Los días no existen pero el tiempo permanece impasible con su mueca burlona. Tú me inventaste, tú me alimentaste. Ahora te devoro.
(IV)
Largo paseo por el campo. Esta vez tomé un camino que nunca había tomado. Camino de tierra en el que dejaba mis huellas a cada paso. El sol en la espalda y una mochila con agua, paraguayos y las ganas.
Encuentro en el campo un huerto cercado. Dentro de él un pequeño estanque donde nadan una pareja de patos y once polluelos. Cuando me acerco, escapan sigilosamente, salen disimulando del agua. La madre delante, los once detrás. Como en los cuentos. De los once diez eran de color pardo, uno sólo amarillo. Como en los cuentos.
Me quedé obsevando y pensé durante un tiempo en el tiempo. El tiempo que ellos no conocen. ¿Será cada momento nuevo para ellos? O es la repetición lo que les da la vida. Imposible pensar fuera del tiempo. Habrá que esperar a estar muertos para ver desde allá la realidad del tiempo presente.

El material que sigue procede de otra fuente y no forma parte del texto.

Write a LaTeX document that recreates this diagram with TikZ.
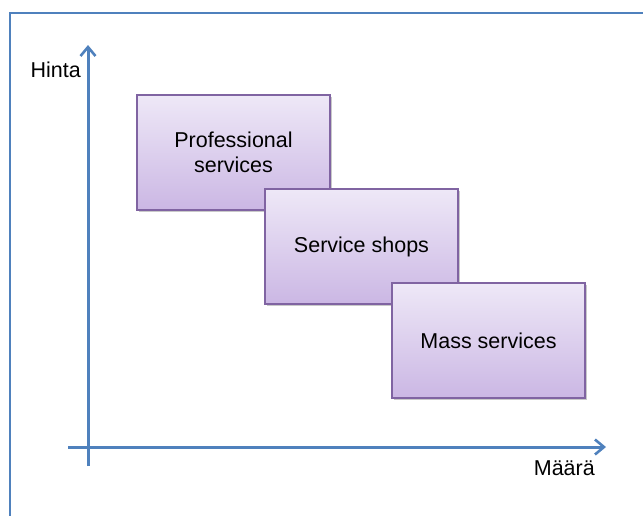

Un gallo hercúleo y corajudo me saca de mi enmimismamiento. Aquí mando yo, dejó bien claro. Yo lo acepté y me fui. El camino se internaba en un pequeño bosque. Extraño en estas llanuras. Rodeado de árboles pensé que los prefiero aislados. No me gusta verlos juntos. Prefiero un árbol solitario que se yergue en lo alto de una colina. Árbol rodeado de campo. Árbol como destino. Árbol encaramado.
No saber donde acaba el camino me produce sensaciones encontradas. Descubrir y conocer, la parte buena. La ansiedad de saber dónde conduce el siguiente recodo, la mala.
Lo mismo sucece con la vida cotidiana. Nuestra casa, nuestra mesa, nuestra cama son un horizonte seguro. Actos que repetimos gustosos. Refugio. Soledad compartida o soledad buscada. Lo nuevo, lo desconocido es atractivo. Conocer, saber y descubrir nos empujan al otro lado de la esquina. A veces, mal que nos pese, provocan una terrible pereza. Cuando uno está bien busca permanecer en ese estado. Así se entiende al lagarto que pasa sus horas alimentándose de sol. No esta quieto. Está vivo y coleando. Lo nuevo se ve entonces como amenaza, como variación no deseada. Quietud y movimiento son dos formas de vida.
Llevo días sin escuchar música. Se me hace extraño. Siempre pensé que no podía vivir sin ella. Ahora mismo, no miento, escucho el canto de los pájaros y el sonido suave de las ramas agitadas por la brisa.
Me siento pato.
Estoy sentado. Me levanto. Recorro este trozo de jardín que me rodea. La hierba cruje bajo mis pies. Miro al sol y no puedo verlo. Me deja ciego.
Me siento el más vago de los lagartos.
Tengo que preparar la comida. Ensalada de tomate, lechuga y pepino. Me han regalado un calabacín gigante. Algo tendré que inventarme.